Practical recommendations for cyclists

Based on the studies mentioned, cyclists should individually adjust their riding position to ensure optimal knee kinematics and muscle activation:

• Adjust the saddle height correctly: The knee flexion should be between 25-30 degrees at the bottom dead center of the pedal stroke.

• Adjust the handlebar height individually: A low handlebar increases aerodynamics but can impair comfort.

• Carefully adjust the cleat position: The cleats should be positioned just behind the ball of the foot to allow for efficient power transfer.

• Train your cadence: A higher cadence reduces muscular fatigue and improves endurance.

• Optimize pedaling technique: One-legged pedaling and the use of power meters help to develop a smooth pedaling motion.

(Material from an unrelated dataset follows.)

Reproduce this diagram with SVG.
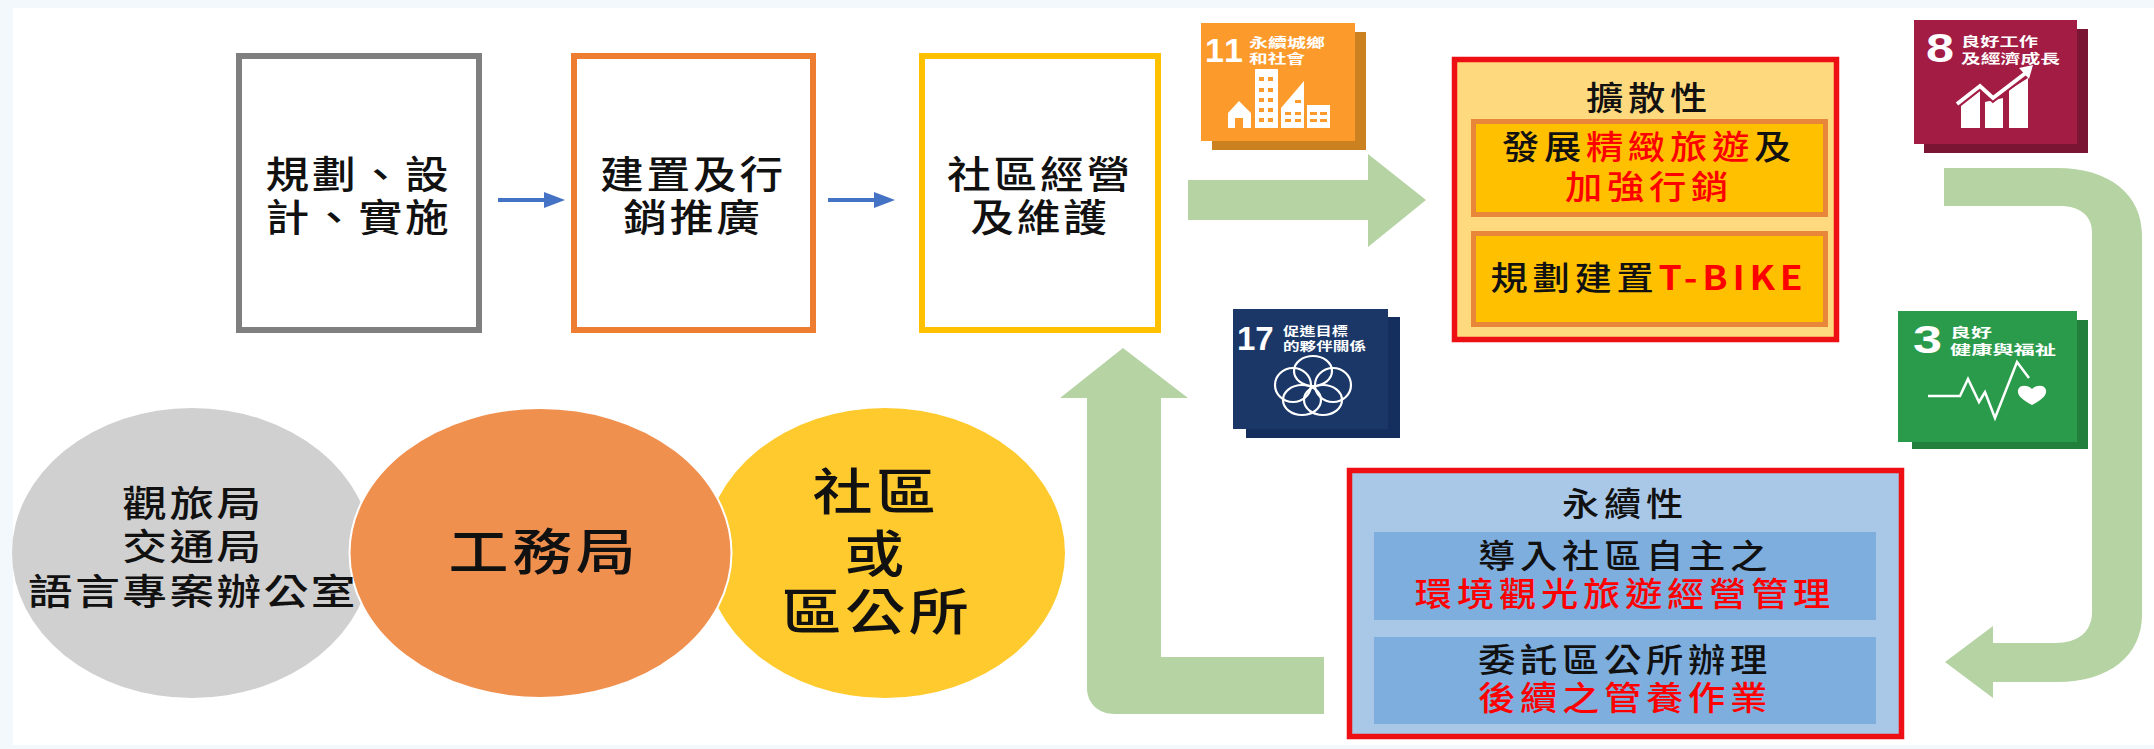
<svg xmlns="http://www.w3.org/2000/svg" width="2154" height="749" viewBox="0 0 2154 749">
<style>
text{font-family:"Noto Sans CJK TC","Noto Sans CJK SC","Liberation Sans",sans-serif;text-anchor:middle;fill:#111;font-weight:500}
.box{font-size:38px;letter-spacing:2.400px}
.panel{font-size:33px;letter-spacing:4.200px}
.circ{font-size:36px;letter-spacing:2px}
.big{font-size:50px;letter-spacing:3px}
.red{fill:#f00}
text.num{font-family:"Liberation Sans",sans-serif;fill:#fff;font-weight:700;text-anchor:start}
text.sdg{fill:#fff;font-size:13px;font-weight:700;text-anchor:start}
.proc{fill:#fff;stroke-width:6}
.flow{fill:#b6d3a4}
.link{stroke:#4472c4;stroke-width:4;fill:none;marker-end:url(#ah)}
.outer{stroke:#ee0f14;stroke-width:5.500}
.ins1{fill:#ffc000;stroke:#e8873a;stroke-width:5}
.ins2{fill:#7eaede}
</style>
<defs>
<marker id="ah" markerUnits="userSpaceOnUse" markerWidth="22" markerHeight="18" refX="0" refY="8" orient="auto"><path d="M0 0L21 8L0 16Z" fill="#4472c4"/></marker>
</defs>
<rect width="2154" height="749" fill="#f3f8fd"/>
<rect x="13" y="8" width="2141" height="737" fill="#fff"/>

<g id="connectors">
<path class="link" d="M498 200H544"/>
<path class="link" d="M828 200H874"/>
<path class="flow" d="M1188 180H1368V154L1426 200L1368 247V220H1188Z"/>
<path class="flow" d="M1944 168H2057C2110 168 2142 195 2142 235V615C2142 655 2110 682 2057 682H1993V698L1945 662L1993 626V643H2055C2078 643 2092 632 2092 612V232C2092 216 2080 206 2060 206H1944Z"/>
<path class="flow" d="M1123 348L1188 398H1161V657H1324V714H1115C1098 714 1087 703 1087 688V398H1060Z"/>
</g>

<g id="node-plan"><rect class="proc" x="239" y="56" width="240" height="274" stroke="#7f7f7f"/>
<text class="box" transform="translate(358.500 188) scale(1.15 1)">規劃、設</text>
<text class="box" transform="translate(358.500 231) scale(1.15 1)">計、實施</text></g>
<g id="node-build"><rect class="proc" x="574" y="56" width="239" height="274" stroke="#ed7d31"/>
<text class="box" transform="translate(693 188) scale(1.15 1)">建置及行</text>
<text class="box" transform="translate(693 231) scale(1.15 1)">銷推廣</text></g>
<g id="node-manage"><rect class="proc" x="922" y="56" width="236" height="274" stroke="#ffc000"/>
<text class="box" transform="translate(1040 188) scale(1.15 1)">社區經營</text>
<text class="box" transform="translate(1040 231) scale(1.15 1)">及維護</text></g>

<g id="node-sdg11">
<rect x="1212" y="32" width="154" height="118" fill="#cb8120"/><rect x="1201" y="23" width="154" height="118" fill="#fd9a2c"/>
<text class="num" x="1205" y="62" font-size="34" textLength="38">11</text>
<text class="sdg" x="1249" y="47" textLength="76" lengthAdjust="spacingAndGlyphs">永續城鄉</text><text class="sdg" x="1249" y="63" textLength="56" lengthAdjust="spacingAndGlyphs">和社會</text>
<path fill="#fff" d="M1228 128V113L1239 101L1251 113V128H1243V118H1235V128ZM1255 69H1278V128H1255ZM1281 128V108L1304 81V128ZM1307 105H1330V128H1307Z"/>
<path fill="#fd9a2c" d="M1259 77h5v4h-5zM1268 77h5v4h-5zM1259 88h5v4h-5zM1268 88h5v4h-5zM1259 98h5v4h-5zM1268 98h5v4h-5zM1259 108h5v4h-5zM1268 108h5v4h-5zM1259 118h5v4h-5zM1268 118h5v4h-5zM1285 112h6v3h-6zM1295 112h6v3h-6zM1285 119h6v3h-6zM1295 119h6v3h-6zM1295 100h6v3h-6zM1310 112h7v3h-7zM1320 112h7v3h-7zM1310 119h7v3h-7zM1320 119h7v3h-7z"/>
</g>

<g id="node-spread">
<rect x="1454.500" y="59.500" width="382" height="280" fill="#ffd97e" class="outer"/>
<text class="panel" transform="translate(1649 110) scale(1.13 1)">擴散性</text>
<rect class="ins1" x="1473.500" y="121.500" width="352" height="93"/>
<text class="panel" transform="translate(1649 159) scale(1.13 1)">發展<tspan class="red">精緻旅遊</tspan>及</text>
<text class="panel red" transform="translate(1649 199) scale(1.13 1)">加強行銷</text>
<rect class="ins1" x="1473.500" y="233.500" width="352" height="91"/>
<text class="panel" transform="translate(1649 290) scale(1.13 1)">規劃建置<tspan class="red" font-weight="700">T-BIKE</tspan></text>
</g>

<g id="node-sdg8">
<rect x="1924" y="29" width="164" height="124" fill="#7a1534"/><rect x="1914" y="20" width="163" height="124" fill="#a21c44"/>
<text class="num" x="1926" y="62" font-size="40" textLength="28" lengthAdjust="spacingAndGlyphs">8</text>
<text class="sdg" x="1961" y="46" textLength="77" lengthAdjust="spacingAndGlyphs">良好工作</text><text class="sdg" x="1961" y="63" textLength="99" lengthAdjust="spacingAndGlyphs">及經濟成長</text>
<path fill="#fff" d="M1961 128V100L1980 88V128ZM1985 128V102L2003 98V128ZM2009 128V90L2028 78V128Z"/>
<path fill="none" stroke="#a21c44" stroke-width="8" d="M1957 104L1980 86L1993 98L2027 72"/>
<path fill="none" stroke="#fff" stroke-width="4" d="M1957 104L1980 86L1993 98L2027 72"/>
<path fill="#fff" d="M2033 65L2019 68L2029 79Z"/>
</g>

<g id="node-sdg3">
<rect x="1912" y="320" width="176" height="129" fill="#23803c"/><rect x="1898" y="311" width="179" height="131" fill="#2a9b4a"/>
<text class="num" x="1913" y="353" font-size="38" textLength="29" lengthAdjust="spacingAndGlyphs">3</text>
<text class="sdg" x="1950" y="337" textLength="42" lengthAdjust="spacingAndGlyphs">良好</text><text class="sdg" x="1950" y="354" textLength="106" lengthAdjust="spacingAndGlyphs">健康與福祉</text>
<path fill="none" stroke="#fff" stroke-width="2.500" d="M1928 396H1960L1968 379L1979 402L1985 392L1995 418L2017 362L2029 378"/>
<path fill="#fff" d="M2032 405C2022 400 2017 395 2018 390C2019 385 2027 384 2032 389C2037 384 2045 385 2046 390C2047 395 2042 400 2032 405Z"/>
</g>

<g id="node-sdg17">
<rect x="1246" y="317" width="154" height="121" fill="#142e5e"/><rect x="1233" y="309" width="155" height="120" fill="#1a3768"/>
<text class="num" x="1237" y="350" font-size="33">17</text>
<text class="sdg" x="1283" y="336" style="font-size:12px" textLength="65" lengthAdjust="spacingAndGlyphs">促進目標</text><text class="sdg" x="1283" y="351" style="font-size:12px" textLength="83" lengthAdjust="spacingAndGlyphs">的夥伴關係</text>
<g fill="none" stroke="#fff" stroke-width="2.200"><ellipse cx="1313" cy="371" rx="19" ry="15"/><ellipse cx="1293" cy="385" rx="18" ry="17"/><ellipse cx="1333" cy="385" rx="18" ry="17"/><ellipse cx="1302" cy="400" rx="19" ry="15"/><ellipse cx="1323" cy="400" rx="19" ry="15"/></g>
</g>

<g id="node-sustain">
<rect x="1349.500" y="470.500" width="552" height="266" fill="#a9c8e8" class="outer"/>
<text class="panel" transform="translate(1625 516) scale(1.13 1)">永續性</text>
<rect class="ins2" x="1374" y="532" width="502" height="88"/>
<text class="panel" transform="translate(1625 568) scale(1.13 1)">導入社區自主之</text>
<text class="panel red" transform="translate(1625 606) scale(1.13 1)">環境觀光旅遊經營管理</text>
<rect class="ins2" x="1374" y="637" width="502" height="87"/>
<text class="panel" transform="translate(1625 672) scale(1.13 1)">委託區公所辦理</text>
<text class="panel red" transform="translate(1625 710) scale(1.13 1)">後續之管養作業</text>
</g>

<g id="node-agencies"><ellipse cx="192" cy="553" rx="180" ry="145" fill="#d0d0d0"/></g>
<g id="node-community"><ellipse cx="885" cy="553" rx="180" ry="145" fill="#ffca2e"/>
<text class="big" transform="translate(876 510) scale(1.2 1)">社區</text>
<text class="big" transform="translate(876 572) scale(1.2 1)">或</text>
<text class="big" transform="translate(877 630) scale(1.2 1)">區公所</text></g>
<g id="node-works"><ellipse cx="540.500" cy="553" rx="191" ry="145" fill="#f0904f" stroke="#fff" stroke-width="2"/>
<text class="big" transform="translate(544 570) scale(1.2 1)">工務局</text></g>
<g id="node-agencies-label">
<text class="circ" transform="translate(193 517) scale(1.24 1)">觀旅局</text>
<text class="circ" transform="translate(193 560) scale(1.24 1)">交通局</text>
<text class="circ" transform="translate(193 605) scale(1.24 1)">語言專案辦公室</text>
</g>
</svg>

Pedaling technique should be practiced regularly to promote consistent power transfer. This can be supported by targeted exercises such as single-leg pedaling or the use of power meters to obtain better feedback on pedaling technique.

Conclusion

Biomechanics, especially riding position and pedaling technique, have a significant impact on cycling performance. Optimally adapting these factors can not only increase efficiency but also minimize the risk of injury. Modern biomechanical analyses and performance measurements provide a valuable basis for finding the ideal riding position and optimizing power transfer. Whether you're an amateur or professional cyclist, those who focus on their own biomechanics can benefit from better long-term results.